Defining the Need for Quantitative Testing
A perfect seal between the respirator and the face is necessary to prevent hazardous air from bypassing the filter media and entering the breathing zone. Because human faces possess a wide range of unique shapes and sizes, a single model or size of a respirator cannot guarantee a proper fit for everyone. The quantitative test is therefore required to match a specific user to a particular make, model, and size of a tight-fitting facepiece.
This objective assessment is mandated by regulatory bodies, such as the Occupational Safety and Health Administration (OSHA) in the United States, under standard 29 CFR 1910.134. QNFT is typically required for higher-protection respirators, including full-facepiece masks, certain half-mask respirators, and self-contained breathing apparatus (SCBA). The test is repeated annually and whenever a different respirator model is selected or a physical change, like significant weight fluctuation, occurs.
The Mechanics of the Test
The quantitative fit test uses specialized equipment, most commonly an instrument known as a condensation particle counter (CNC), such as a PortaCount machine. The core concept involves measuring the concentration of microscopic particles outside the mask and comparing it to the concentration of particles that leak through the face seal and enter the space inside the mask. The mask being tested must be fitted with a probe connected to the testing instrument, which continuously draws a sample of air from inside the facepiece.
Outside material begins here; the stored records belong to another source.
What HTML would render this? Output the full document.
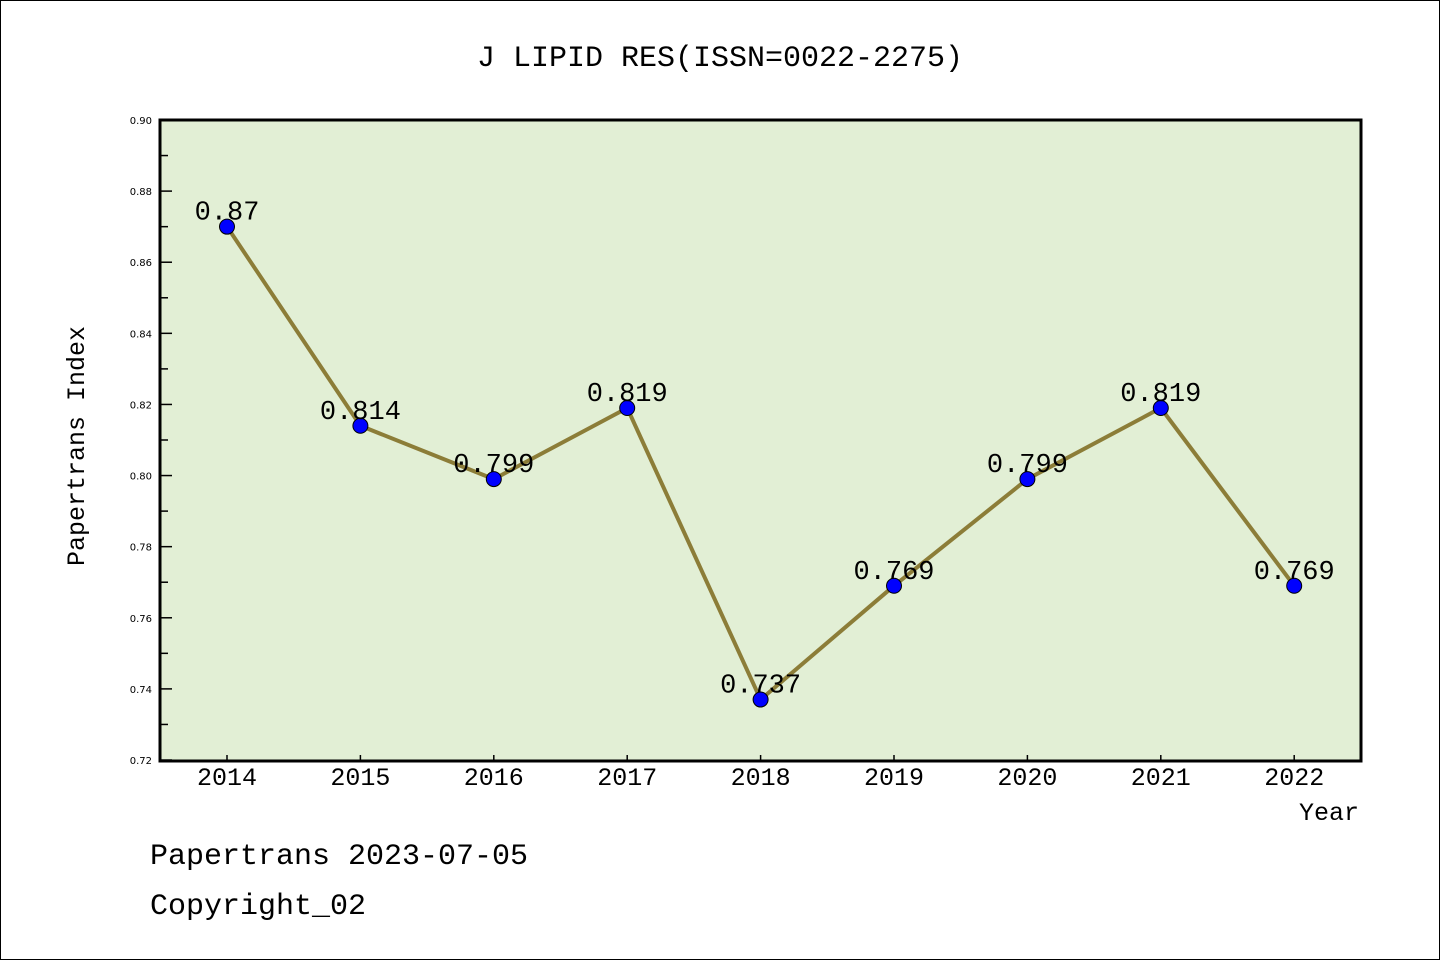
<!DOCTYPE html>
<html><head><meta charset="utf-8"><style>
html,body{margin:0;padding:0;background:#fff}
svg text{font-family:"Liberation Mono","DejaVu Sans Mono",monospace}
svg text.tk{font-family:"DejaVu Sans","Liberation Sans",sans-serif}
</style></head><body>
<svg width="1440" height="960" xmlns="http://www.w3.org/2000/svg">
<rect x="0.5" y="0.5" width="1439" height="959" fill="#fff" stroke="#000"/>
<text x="720" y="66" font-size="30" text-anchor="middle">J LIPID RES(ISSN=0022-2275)</text>
<rect x="160" y="120" width="1201" height="641" fill="#e2efd5"/>
<g id="axes"></g>
<g id="marks"></g>
<rect x="160" y="120" width="1201" height="641" fill="none" stroke="#000" stroke-width="3"/>
<text transform="translate(84,446) rotate(-90)" font-size="25" text-anchor="middle">Papertrans Index</text>
<text x="1359" y="820" font-size="25" text-anchor="end">Year</text>
<text x="150" y="864" font-size="30">Papertrans 2023-07-05</text>
<text x="150" y="914" font-size="30">Copyright_02</text>
</svg>
<script>
const years = ["2014","2015","2016","2017","2018","2019","2020","2021","2022"];
const values = [0.87,0.814,0.799,0.819,0.737,0.769,0.799,0.819,0.769];
const labels = ["0.87","0.814","0.799","0.819","0.737","0.769","0.799","0.819","0.769"];
const yTicks = ["0.72","0.74","0.76","0.78","0.80","0.82","0.84","0.86","0.88","0.90"];
const NS="http://www.w3.org/2000/svg";
const yMin=0.72,yMax=0.90;
function ys(v){return 760-(v-yMin)/(yMax-yMin)*640;}
function xs(i){return 227+i*133.4;}
function mk(t,a,p){const e=document.createElementNS(NS,t);for(const k in a)e.setAttribute(k,a[k]);p.appendChild(e);return e;}
const ax=document.getElementById('axes'),mg=document.getElementById('marks');
yTicks.forEach(t=>{const y=ys(parseFloat(t));
 const l=mk('line',{x1:160,x2:172,y1:y,y2:y,stroke:'#000','stroke-width':1.5},ax);
 
 
 const tx=mk('text',{x:152,y:y+4,'font-size':10,'text-anchor':'end','class':'tk'},ax);tx.textContent=t;
 
 
 if(parseFloat(t)<yMax-0.001){const y2=ys(parseFloat(t)+0.01);
  const m=mk('line',{x1:160,x2:168,y1:y2,y2:y2,stroke:'#000','stroke-width':1.5},ax);
  
  }
});
years.forEach((yr,i)=>{const x=xs(i);
 const l=mk('line',{x1:x,x2:x,y1:755,y2:761,stroke:'#000','stroke-width':1.5},ax);
 
 
 const tx=mk('text',{x:x,y:785,'font-size':25,'text-anchor':'middle'},ax);tx.textContent=yr;
 
 
});
const pts=values.map((v,i)=>xs(i)+','+ys(v)).join(' ');
const pl=mk('polyline',{points:pts,fill:'none',stroke:'#8c7d38','stroke-width':4},mg);


values.forEach((v,i)=>{
 const c=mk('circle',{cx:xs(i),cy:ys(v),r:7.5,fill:'#0000ff',stroke:'#000','stroke-width':1},mg);
 
 
 const t=mk('text',{x:xs(i),y:ys(v)-7,'font-size':27,'text-anchor':'middle'},mg);t.textContent=labels[i];
 
 
});
</script>
</body></html>
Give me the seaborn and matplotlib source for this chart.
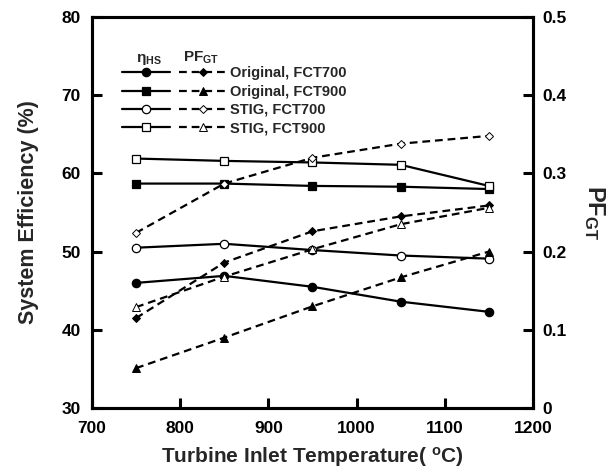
import matplotlib
matplotlib.use("Agg")
import matplotlib.pyplot as plt
import seaborn as sns
import pandas as pd
from matplotlib.lines import Line2D
from matplotlib.legend_handler import HandlerTuple

# data
tit = [750, 850, 950, 1050, 1150]

eff_orig_700 = [46.0, 46.9, 45.5, 43.6, 42.3]
eff_orig_900 = [58.7, 58.7, 58.4, 58.3, 58.0]
eff_stig_700 = [50.5, 51.0, 50.2, 49.5, 49.1]
eff_stig_900 = [61.9, 61.6, 61.4, 61.1, 58.4]

pf_orig_700 = [0.115, 0.186, 0.226, 0.245, 0.259]
pf_orig_900 = [0.051, 0.090, 0.130, 0.167, 0.200]
pf_stig_700 = [0.224, 0.287, 0.320, 0.338, 0.348]
pf_stig_900 = [0.129, 0.168, 0.203, 0.235, 0.256]

labels = ["Original, FCT700", "Original, FCT900", "STIG, FCT700", "STIG, FCT900"]

sns.set_style("ticks")
plt.rcParams["font.family"] = ["Liberation Sans", "DejaVu Sans"]
plt.rcParams["font.weight"] = "bold"
plt.rcParams["mathtext.fontset"] = "custom"
plt.rcParams["mathtext.rm"] = "Liberation Sans:bold"
plt.rcParams["mathtext.it"] = "Liberation Sans:bold"
plt.rcParams["mathtext.bf"] = "Liberation Sans:bold"

fig = plt.figure(figsize=(6.14, 4.70), dpi=100)
ax = fig.add_axes([0.1498, 0.1319, 0.7182, 0.8319])
ax2 = ax.twinx()

df = pd.DataFrame({"T": tit})
dash = (0, (3.5, 2.2))

eff_series = [
    (eff_orig_700, "o", "black", 6),
    (eff_orig_900, "s", "black", 6),
    (eff_stig_700, "o", "white", 6),
    (eff_stig_900, "s", "white", 6),
]
pf_series = [
    (pf_orig_700, "D", "black", 4.3),
    (pf_orig_900, "^", "black", 5.5),
    (pf_stig_700, "D", "white", 4.3),
    (pf_stig_900, "^", "white", 5.5),
]

handles = []
for (ev, em, ec, es), (pv, pm, pc, ps) in zip(eff_series, pf_series):
    d = df.assign(eff=ev, pf=pv)
    sns.lineplot(data=d, x="T", y="eff", ax=ax, color="black", lw=1.6,
                 marker=em, markersize=es, markerfacecolor=ec,
                 markeredgecolor="black", markeredgewidth=0.9, zorder=3)
    sns.lineplot(data=d, x="T", y="pf", ax=ax2, color="black", lw=1.6,
                 linestyle=dash, marker=pm, markersize=ps,
                 markerfacecolor=pc, markeredgecolor="black",
                 markeredgewidth=0.7, zorder=3)
    h1 = Line2D([], [], color="black", lw=1.6, marker=em, markersize=es,
                markerfacecolor=ec, markeredgecolor="black", markeredgewidth=0.9)
    h2 = Line2D([], [], color="black", lw=1.6, linestyle=dash,
                marker=pm, markersize=ps, markerfacecolor=pc,
                markeredgecolor="black", markeredgewidth=0.7)
    handles.append((h1, h2))

ax.set_xlim(700, 1200)
ax.set_ylim(30, 80)
ax2.set_ylim(0, 0.5)
ax.set_xticks([700, 800, 900, 1000, 1100, 1200])
ax.set_yticks([30, 40, 50, 60, 70, 80])
ax2.set_yticks([0, 0.1, 0.2, 0.3, 0.4, 0.5])
ax2.set_yticklabels(["0", "0.1", "0.2", "0.3", "0.4", "0.5"])

ax.set_xlabel(r"Turbine Inlet Temperature( $^{\mathrm{o}}$C)", fontsize=15,
              fontweight="bold", labelpad=7)
ax.set_ylabel("System Efficiency (%)", fontsize=15.5, fontweight="bold", labelpad=16)
ax2.set_ylabel(r"$\mathrm{PF_{GT}}$", fontsize=17, rotation=270, labelpad=29)

for a in (ax, ax2):
    for s in a.spines.values():
        s.set_linewidth(2.2)
        s.set_color("black")
    a.tick_params(direction="in", length=7, width=2.2, labelsize=12.5, colors="black")
ax.tick_params(axis="x", pad=9)
ax.tick_params(axis="y", pad=8)
ax2.tick_params(axis="y", pad=7)

leg = ax.legend(handles, labels, handler_map={tuple: HandlerTuple(ndivide=None, pad=0.6)},
                loc="upper left", bbox_to_anchor=(0.055, 0.889), frameon=False,
                handlelength=7.2, handletextpad=0.2, labelspacing=0.3,
                prop={"size": 10.5, "weight": "bold"}, borderaxespad=0)
ax.text(0.128, 0.885, r"$\mathrm{\eta_{HS}}$", transform=ax.transAxes, fontsize=11,
        ha="center", va="baseline")
ax.text(0.247, 0.885, r"$\mathrm{PF_{GT}}$", transform=ax.transAxes, fontsize=11,
        ha="center", va="baseline")

fig.savefig("out.png", dpi=100)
The CNC instrument works by exposing the sampled air to alcohol vapor, causing microscopic particles to grow into larger, detectable droplets. It then counts these droplets using a focused laser beam and a photo-detector. By measuring the ambient particle concentration outside the mask and the leaked particle concentration inside, the machine calculates the seal’s efficiency. The test subject must perform a series of standardized exercises to simulate real-world movements.
These exercises typically include normal breathing, deep breathing, turning the head side-to-side, moving the head up and down, and talking aloud. A brief grimace, such as a smile or frown, is also included to challenge the seal with facial movement. The final exercise often involves bending over or jogging in place to simulate movement during work. The instrument records the leakage for each movement, confirming that the respirator maintains its seal during dynamic use.
Interpreting the Fit Factor
The result of a quantitative fit test is expressed as a numerical value known as the “Fit Factor” (FF). This is the calculated ratio of the particle concentration outside the respirator to the particle concentration inside. A Fit Factor of 100, for example, means the air outside the mask is 100 times more concentrated with particles than the air inside.
Regulatory standards establish a minimum passing Fit Factor that must be achieved to ensure adequate protection. For a half-mask respirator, the required minimum Fit Factor is typically 100, while a full-facepiece respirator requires a minimum Fit Factor of 500. If the test subject fails to achieve the minimum required Fit Factor during any individual exercise, the entire test is considered a failure. The wearer must select a different size, make, or model, or adjust the fit before attempting the test again.
How Quantitative Differs from Qualitative Testing
The fundamental difference between quantitative fit testing (QNFT) and qualitative fit testing (QLFT) lies in the method of measurement and the objectivity of the result. QNFT uses instruments to provide a precise, numerical Fit Factor, making it an objective measurement of the seal’s integrity. The result is a ratio that quantifies the amount of leakage.
In contrast, QLFT is a subjective pass/fail test that relies entirely on the wearer’s senses. The test uses a challenge agent, such as saccharin or Bitrex aerosol, introduced into a hood worn over the head. If the wearer can taste or smell the agent, the test confirms a leak and is considered a failure. QLFT is only suitable for certain tight-fitting half-mask respirators, while QNFT is required for full-facepiece respirators or in high-risk environments.